▸ **Requirements**:
Print the lines of the listing below verbatim from its first line through the line bearing "import plotly.graph_objects as go". Any pictures are to be omitted.

▸ **Data provided**:
::::::

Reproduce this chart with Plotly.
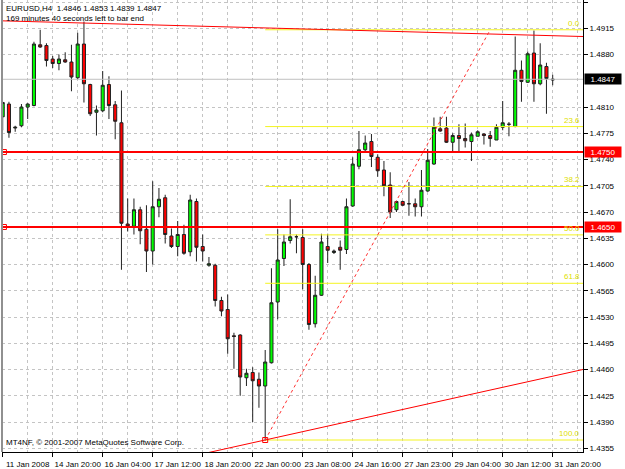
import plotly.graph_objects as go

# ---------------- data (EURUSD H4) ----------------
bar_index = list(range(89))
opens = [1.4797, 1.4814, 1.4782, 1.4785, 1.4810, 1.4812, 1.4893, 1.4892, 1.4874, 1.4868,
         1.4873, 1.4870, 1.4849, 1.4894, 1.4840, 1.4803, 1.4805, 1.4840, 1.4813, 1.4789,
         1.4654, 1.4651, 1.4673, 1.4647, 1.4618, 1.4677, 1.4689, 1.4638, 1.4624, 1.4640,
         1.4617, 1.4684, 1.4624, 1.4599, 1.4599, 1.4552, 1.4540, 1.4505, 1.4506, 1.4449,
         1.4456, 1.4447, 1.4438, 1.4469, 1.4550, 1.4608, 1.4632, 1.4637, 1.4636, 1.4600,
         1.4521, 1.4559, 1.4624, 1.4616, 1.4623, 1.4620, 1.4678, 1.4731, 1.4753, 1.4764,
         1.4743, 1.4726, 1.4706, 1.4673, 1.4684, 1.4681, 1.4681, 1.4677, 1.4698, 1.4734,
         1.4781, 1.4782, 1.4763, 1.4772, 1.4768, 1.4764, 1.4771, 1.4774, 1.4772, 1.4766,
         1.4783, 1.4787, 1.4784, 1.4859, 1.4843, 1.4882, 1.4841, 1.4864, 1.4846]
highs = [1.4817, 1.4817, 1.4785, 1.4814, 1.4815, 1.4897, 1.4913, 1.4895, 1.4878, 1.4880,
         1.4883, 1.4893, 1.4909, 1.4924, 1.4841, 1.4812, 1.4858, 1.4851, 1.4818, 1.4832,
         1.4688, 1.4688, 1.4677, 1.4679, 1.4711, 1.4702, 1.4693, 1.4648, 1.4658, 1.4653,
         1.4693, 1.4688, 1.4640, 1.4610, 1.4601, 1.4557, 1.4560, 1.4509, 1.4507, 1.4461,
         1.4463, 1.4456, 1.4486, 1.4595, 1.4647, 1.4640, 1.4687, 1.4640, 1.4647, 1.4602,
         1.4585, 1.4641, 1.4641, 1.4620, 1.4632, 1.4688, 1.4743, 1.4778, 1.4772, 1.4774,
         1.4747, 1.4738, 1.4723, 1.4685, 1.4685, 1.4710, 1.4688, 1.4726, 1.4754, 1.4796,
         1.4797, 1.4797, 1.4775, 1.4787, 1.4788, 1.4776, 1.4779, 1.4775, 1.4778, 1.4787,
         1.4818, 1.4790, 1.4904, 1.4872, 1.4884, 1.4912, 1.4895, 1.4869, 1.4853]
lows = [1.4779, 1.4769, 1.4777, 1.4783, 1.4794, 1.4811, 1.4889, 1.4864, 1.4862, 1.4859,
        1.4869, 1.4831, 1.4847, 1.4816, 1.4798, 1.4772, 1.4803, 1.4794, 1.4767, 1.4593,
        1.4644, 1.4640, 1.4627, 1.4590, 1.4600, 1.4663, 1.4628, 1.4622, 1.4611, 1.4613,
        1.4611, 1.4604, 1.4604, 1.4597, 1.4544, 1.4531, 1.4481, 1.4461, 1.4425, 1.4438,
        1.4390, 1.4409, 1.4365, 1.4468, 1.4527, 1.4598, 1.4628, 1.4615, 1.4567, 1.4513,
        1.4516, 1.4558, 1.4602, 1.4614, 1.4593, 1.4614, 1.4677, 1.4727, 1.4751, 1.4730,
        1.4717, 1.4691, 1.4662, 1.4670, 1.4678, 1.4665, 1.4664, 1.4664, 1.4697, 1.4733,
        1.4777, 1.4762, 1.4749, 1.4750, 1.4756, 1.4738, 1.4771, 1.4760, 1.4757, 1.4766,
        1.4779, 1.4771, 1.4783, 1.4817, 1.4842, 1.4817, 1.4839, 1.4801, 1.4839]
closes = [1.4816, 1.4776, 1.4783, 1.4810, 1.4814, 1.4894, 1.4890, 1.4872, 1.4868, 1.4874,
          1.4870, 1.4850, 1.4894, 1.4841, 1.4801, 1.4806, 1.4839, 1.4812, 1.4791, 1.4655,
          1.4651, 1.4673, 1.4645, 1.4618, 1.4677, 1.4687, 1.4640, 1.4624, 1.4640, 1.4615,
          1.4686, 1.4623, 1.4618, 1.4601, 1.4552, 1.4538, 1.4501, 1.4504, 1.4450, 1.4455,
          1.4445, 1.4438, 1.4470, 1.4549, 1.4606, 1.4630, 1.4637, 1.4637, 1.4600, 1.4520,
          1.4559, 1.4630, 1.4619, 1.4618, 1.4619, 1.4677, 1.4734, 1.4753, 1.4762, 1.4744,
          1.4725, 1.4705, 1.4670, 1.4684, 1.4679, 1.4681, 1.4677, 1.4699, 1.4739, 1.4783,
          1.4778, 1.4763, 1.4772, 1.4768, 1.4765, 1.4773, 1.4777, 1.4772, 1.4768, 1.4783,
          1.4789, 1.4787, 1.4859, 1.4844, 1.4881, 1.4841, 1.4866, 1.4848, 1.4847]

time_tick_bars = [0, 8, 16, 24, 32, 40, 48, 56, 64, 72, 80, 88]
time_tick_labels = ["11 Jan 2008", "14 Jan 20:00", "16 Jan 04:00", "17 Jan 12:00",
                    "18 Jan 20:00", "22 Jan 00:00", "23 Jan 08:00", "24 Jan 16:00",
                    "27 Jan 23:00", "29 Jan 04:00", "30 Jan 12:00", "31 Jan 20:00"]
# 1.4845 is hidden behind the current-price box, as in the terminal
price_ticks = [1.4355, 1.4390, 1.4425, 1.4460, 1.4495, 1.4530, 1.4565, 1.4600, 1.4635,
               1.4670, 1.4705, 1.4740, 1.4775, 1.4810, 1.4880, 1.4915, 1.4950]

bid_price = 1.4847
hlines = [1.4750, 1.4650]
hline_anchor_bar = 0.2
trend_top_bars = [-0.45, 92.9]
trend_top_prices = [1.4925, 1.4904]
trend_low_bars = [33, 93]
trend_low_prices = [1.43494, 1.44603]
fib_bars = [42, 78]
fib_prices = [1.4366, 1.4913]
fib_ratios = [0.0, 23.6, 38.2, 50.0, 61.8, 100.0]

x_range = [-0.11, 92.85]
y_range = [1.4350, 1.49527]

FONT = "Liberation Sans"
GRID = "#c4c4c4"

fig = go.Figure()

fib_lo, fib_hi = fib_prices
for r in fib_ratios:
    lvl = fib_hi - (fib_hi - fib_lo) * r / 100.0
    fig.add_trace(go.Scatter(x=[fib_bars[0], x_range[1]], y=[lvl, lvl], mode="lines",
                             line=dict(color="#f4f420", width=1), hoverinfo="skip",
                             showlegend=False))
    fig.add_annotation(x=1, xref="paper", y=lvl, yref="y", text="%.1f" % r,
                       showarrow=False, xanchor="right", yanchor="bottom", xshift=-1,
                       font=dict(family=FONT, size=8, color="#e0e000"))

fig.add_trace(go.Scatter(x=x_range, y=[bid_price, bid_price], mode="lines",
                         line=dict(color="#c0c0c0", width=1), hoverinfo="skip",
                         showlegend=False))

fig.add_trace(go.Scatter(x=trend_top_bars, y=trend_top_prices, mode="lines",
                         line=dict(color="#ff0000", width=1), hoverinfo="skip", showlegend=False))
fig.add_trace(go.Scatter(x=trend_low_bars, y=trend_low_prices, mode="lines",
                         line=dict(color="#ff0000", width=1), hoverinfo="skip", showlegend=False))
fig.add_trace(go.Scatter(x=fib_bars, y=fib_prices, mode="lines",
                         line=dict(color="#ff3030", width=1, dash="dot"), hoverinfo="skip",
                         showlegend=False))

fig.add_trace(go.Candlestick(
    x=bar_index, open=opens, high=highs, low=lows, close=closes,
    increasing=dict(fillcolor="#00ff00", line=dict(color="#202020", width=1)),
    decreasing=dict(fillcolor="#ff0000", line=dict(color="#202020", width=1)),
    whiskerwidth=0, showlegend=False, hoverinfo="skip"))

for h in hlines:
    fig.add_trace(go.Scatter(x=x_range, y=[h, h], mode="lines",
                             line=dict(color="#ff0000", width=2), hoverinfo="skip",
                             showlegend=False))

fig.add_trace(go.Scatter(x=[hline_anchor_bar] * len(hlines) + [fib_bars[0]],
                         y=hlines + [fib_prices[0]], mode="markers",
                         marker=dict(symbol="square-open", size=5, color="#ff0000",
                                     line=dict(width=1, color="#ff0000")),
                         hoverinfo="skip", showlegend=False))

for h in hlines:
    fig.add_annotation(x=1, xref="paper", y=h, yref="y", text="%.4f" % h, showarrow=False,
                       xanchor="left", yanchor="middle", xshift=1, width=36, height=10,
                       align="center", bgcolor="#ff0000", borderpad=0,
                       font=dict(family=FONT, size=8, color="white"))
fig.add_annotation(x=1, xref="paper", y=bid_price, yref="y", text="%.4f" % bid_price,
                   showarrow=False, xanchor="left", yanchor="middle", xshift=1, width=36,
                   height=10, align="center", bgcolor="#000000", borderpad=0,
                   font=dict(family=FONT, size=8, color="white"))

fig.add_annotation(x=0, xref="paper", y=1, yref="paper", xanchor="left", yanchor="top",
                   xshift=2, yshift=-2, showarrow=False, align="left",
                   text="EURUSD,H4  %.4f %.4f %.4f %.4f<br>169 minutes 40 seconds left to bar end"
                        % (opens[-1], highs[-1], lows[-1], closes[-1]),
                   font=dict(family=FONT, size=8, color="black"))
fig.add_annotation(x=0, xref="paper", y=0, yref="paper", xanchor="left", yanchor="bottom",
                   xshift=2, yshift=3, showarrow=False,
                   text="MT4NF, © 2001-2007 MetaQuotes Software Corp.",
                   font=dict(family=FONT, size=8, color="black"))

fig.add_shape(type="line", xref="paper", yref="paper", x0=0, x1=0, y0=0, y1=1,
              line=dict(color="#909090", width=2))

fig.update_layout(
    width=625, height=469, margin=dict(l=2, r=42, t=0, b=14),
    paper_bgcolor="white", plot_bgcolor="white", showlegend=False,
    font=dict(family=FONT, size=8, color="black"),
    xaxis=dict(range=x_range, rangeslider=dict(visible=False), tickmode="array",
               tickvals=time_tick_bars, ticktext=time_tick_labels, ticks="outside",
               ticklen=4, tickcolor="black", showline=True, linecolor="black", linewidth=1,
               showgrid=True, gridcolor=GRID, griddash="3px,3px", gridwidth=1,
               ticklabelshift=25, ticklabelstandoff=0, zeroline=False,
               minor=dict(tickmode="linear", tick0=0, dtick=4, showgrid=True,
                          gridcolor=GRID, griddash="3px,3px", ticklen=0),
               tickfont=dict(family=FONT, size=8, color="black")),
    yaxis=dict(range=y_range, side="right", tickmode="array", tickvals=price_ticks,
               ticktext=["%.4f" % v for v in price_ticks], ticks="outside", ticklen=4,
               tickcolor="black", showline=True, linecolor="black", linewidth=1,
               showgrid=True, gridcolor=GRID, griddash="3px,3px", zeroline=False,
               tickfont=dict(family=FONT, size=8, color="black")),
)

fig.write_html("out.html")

::::::

▸ **The output**:
Reproduce this chart with Plotly.
import plotly.graph_objects as go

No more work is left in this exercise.